Marriage isn’t easy. It’s mind-blowing, I know. There are good days and bad days and every relationship has its joys and struggles. And in the difficult times of marriage it is easy to become disillusioned with the whole thing. Many interpret this disillusionment as a reason to jump ship, to throw in the towel, to head for the hills. Honestly, I understand this mentality. It’s fight or flight at the core of it. And I’ve been there myself. I can guarantee that my wife would tell you the same. And I’m okay with that. I’ve come to realize that it’s natural.
Thankfully in our case, neither of us has chosen to give up. There are days when I don’t feel butterflies for her. There are days when she wants to rip my head off, and rightly so.
Sometimes my wife doesn’t make me happy.
Yes, I said it. But that’s okay. Because after seven years of marriage and seven years of walking with God, I’ve come to realize that as great as she is, and as much as I need her, my wife is not the ultimate source of my happiness.
It sounds crazy to say it. It’s counter-cultural. That’s because our culture has engrained in us this concept that marriage is about happiness. And in a sense it is true. But the happiness of marriage is not an emotional happiness. The happiness of marriage is more like the happiness of the Sermon on the Mount. You know, when Jesus preached the Beatitudes—those challenging proclamations about the gift of suffering (see Matthew 5). His words were counter-cultural as well. But they are true.
So when I say that sometimes my wife doesn’t make me happy, I’m not saying that I don’t love her, or that I don’t find joy in our relationship. What I am saying is that although there are moments of happiness in my marriage, happiness isn’t the purpose of my marriage.
The real purpose of marriage is holiness.
As husband and wife we aren’t in it for what we can get out of it, but rather what we can put into it. We are tasked with a life-long mission of leading each other to heaven.

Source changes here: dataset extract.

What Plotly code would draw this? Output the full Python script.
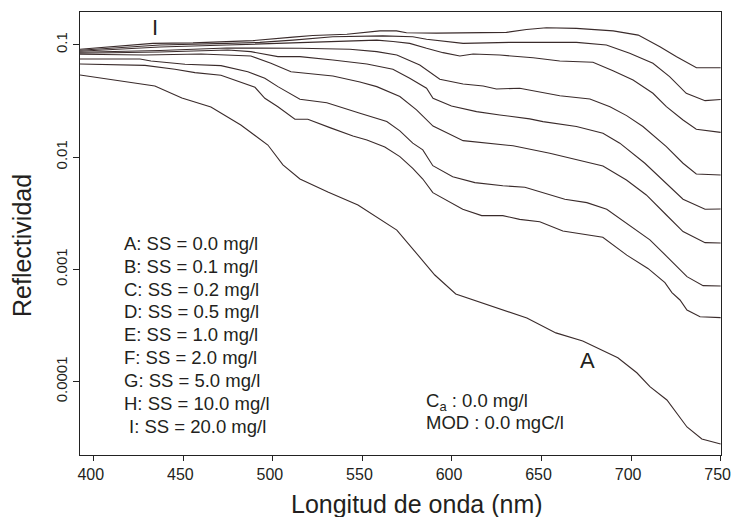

It’s an arduous journey. But the glorious thing about it is that the happiness we do experience doesn’t come from each other, but from God. He is the source of our happiness. And coming to odds with that has helped me in those moments of disillusionment because when at any given moment of the day I realize that my wife doesn’t always make me happy, I can take a deep breathe, accept it, thank God for it, and continue on loving her.
So although my marriage doesn’t always seem like a Disney movie, I can trust in the fact that God is working in me, through my spouse He is helping me to learn and to grow, to get to know Him more intimately through my marriage to my wife. It’s not always easy to see, but when my eyes are opened to realize it, it sets my heart at ease and gives me hope to keep on loving.
Question: Do you depend on your spouse to make you happy, do you think of your spouse as the source of your happiness? If so, has this created pressure on them or tension in your marriage?